## GIVEN MATERIAL

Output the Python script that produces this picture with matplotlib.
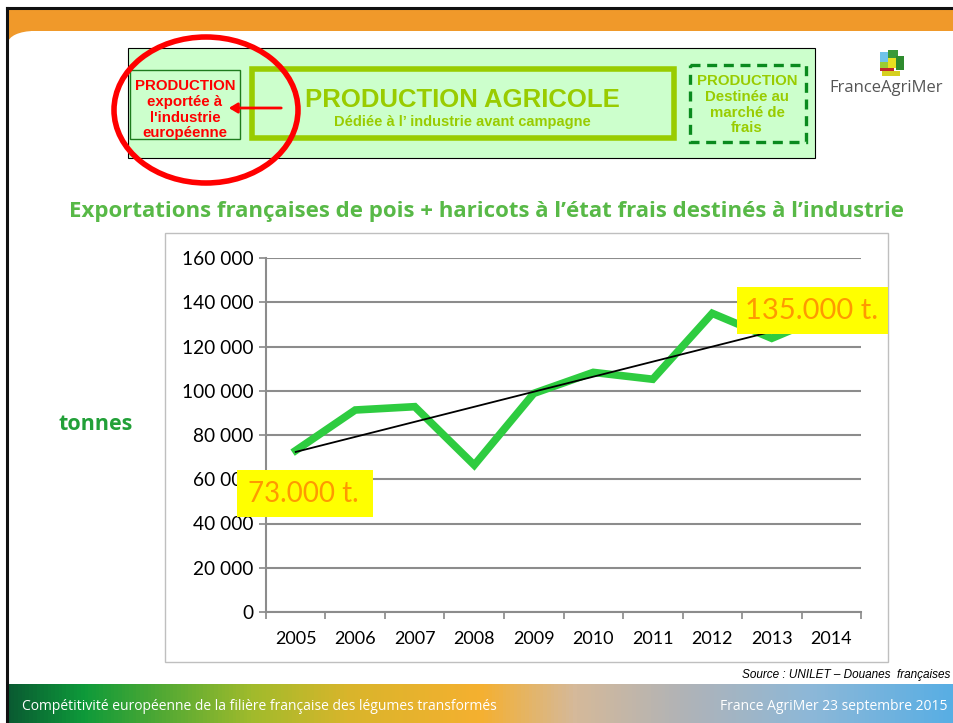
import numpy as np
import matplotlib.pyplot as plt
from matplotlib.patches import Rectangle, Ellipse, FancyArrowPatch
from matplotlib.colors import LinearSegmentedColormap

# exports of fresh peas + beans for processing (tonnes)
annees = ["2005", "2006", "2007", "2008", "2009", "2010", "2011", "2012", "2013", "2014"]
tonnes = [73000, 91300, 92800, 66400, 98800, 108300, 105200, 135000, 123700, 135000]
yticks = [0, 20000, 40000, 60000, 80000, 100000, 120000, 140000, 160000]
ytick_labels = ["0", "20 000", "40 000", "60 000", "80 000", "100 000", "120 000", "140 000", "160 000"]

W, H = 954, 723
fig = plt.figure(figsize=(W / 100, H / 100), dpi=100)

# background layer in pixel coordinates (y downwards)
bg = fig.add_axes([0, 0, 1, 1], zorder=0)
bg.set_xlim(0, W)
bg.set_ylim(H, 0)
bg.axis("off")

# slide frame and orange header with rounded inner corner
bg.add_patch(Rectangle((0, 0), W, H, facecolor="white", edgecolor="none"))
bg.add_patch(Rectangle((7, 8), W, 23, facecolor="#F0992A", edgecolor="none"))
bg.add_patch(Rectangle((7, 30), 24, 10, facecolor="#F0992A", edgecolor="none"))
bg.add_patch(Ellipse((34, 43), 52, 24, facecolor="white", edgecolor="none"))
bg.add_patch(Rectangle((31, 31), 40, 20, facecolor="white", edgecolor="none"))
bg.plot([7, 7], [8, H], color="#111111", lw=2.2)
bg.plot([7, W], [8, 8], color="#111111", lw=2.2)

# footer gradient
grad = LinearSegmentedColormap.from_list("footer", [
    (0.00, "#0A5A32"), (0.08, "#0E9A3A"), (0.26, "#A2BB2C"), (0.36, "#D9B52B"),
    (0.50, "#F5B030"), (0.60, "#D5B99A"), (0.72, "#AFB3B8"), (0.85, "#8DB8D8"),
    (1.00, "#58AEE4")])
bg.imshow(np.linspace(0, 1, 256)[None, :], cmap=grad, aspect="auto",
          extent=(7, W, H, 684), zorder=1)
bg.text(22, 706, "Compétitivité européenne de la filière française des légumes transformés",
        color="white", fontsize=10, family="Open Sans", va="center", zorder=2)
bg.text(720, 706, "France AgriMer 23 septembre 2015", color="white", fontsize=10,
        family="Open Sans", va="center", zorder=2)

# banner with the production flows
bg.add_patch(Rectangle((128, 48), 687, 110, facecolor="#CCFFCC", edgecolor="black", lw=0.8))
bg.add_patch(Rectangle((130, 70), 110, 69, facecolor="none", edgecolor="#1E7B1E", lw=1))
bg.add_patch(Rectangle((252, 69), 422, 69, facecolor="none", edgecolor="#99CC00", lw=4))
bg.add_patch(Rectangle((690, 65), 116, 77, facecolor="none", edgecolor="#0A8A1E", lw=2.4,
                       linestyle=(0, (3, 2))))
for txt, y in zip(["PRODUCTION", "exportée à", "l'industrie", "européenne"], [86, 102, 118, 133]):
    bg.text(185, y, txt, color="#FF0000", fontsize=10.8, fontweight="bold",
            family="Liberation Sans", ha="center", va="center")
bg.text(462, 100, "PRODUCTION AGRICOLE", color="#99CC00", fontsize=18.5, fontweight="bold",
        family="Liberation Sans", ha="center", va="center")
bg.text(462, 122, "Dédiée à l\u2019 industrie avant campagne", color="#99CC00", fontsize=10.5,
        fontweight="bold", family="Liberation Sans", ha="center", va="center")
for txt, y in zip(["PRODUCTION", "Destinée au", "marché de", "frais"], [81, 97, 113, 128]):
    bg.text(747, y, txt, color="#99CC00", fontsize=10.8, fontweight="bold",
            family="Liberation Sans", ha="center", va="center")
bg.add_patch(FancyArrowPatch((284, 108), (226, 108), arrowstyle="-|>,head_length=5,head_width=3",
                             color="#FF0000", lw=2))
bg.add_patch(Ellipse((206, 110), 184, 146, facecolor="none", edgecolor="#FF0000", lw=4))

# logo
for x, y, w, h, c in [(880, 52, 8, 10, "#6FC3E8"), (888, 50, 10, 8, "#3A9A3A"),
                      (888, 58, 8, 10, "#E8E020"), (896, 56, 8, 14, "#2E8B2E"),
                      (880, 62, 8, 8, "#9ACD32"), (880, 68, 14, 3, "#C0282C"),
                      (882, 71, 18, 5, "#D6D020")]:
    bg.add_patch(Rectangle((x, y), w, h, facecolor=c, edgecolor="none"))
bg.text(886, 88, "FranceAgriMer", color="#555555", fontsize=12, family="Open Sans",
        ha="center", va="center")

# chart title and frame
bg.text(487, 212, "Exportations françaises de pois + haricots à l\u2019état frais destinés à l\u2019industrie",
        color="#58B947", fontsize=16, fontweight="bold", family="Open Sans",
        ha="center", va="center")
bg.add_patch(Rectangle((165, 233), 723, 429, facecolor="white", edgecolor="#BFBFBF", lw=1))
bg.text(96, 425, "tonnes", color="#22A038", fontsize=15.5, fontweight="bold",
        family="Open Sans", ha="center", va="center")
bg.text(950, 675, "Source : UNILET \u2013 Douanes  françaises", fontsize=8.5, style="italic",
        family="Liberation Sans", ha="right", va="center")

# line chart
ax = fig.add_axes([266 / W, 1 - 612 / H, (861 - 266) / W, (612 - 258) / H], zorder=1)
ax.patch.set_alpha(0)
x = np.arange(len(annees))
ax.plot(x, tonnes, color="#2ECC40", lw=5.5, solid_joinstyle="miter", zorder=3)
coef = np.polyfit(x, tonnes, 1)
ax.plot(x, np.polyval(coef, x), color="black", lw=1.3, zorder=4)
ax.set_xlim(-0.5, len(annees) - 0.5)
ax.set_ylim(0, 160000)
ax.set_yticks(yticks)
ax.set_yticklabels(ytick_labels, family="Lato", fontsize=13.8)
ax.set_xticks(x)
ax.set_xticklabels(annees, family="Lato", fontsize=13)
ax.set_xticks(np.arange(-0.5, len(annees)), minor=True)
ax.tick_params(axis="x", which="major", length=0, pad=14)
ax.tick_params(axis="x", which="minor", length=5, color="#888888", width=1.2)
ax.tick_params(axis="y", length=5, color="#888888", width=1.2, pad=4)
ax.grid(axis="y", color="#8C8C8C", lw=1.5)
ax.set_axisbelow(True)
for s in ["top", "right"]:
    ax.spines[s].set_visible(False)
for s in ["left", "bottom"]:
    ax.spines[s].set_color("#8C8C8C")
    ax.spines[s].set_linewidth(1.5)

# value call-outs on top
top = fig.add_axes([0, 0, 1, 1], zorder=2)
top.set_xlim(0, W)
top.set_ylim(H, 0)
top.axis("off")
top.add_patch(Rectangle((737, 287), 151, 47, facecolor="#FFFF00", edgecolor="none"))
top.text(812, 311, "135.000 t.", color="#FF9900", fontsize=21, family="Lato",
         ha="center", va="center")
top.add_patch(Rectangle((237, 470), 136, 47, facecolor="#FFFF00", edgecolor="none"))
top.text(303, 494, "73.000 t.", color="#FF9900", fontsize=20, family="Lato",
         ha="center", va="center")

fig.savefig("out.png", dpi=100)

## WORK INSTRUCTIONS
Repeat the listing above from its first line through the line that contains "fig = plt.figure(figsize=(W", both included, and nothing more. Drop the pictures.

## RESPONSE
Output the Python script that produces this picture with matplotlib.
import numpy as np
import matplotlib.pyplot as plt
from matplotlib.patches import Rectangle, Ellipse, FancyArrowPatch
from matplotlib.colors import LinearSegmentedColormap

# exports of fresh peas + beans for processing (tonnes)
annees = ["2005", "2006", "2007", "2008", "2009", "2010", "2011", "2012", "2013", "2014"]
tonnes = [73000, 91300, 92800, 66400, 98800, 108300, 105200, 135000, 123700, 135000]
yticks = [0, 20000, 40000, 60000, 80000, 100000, 120000, 140000, 160000]
ytick_labels = ["0", "20 000", "40 000", "60 000", "80 000", "100 000", "120 000", "140 000", "160 000"]

W, H = 954, 723
fig = plt.figure(figsize=(W / 100, H / 100), dpi=100)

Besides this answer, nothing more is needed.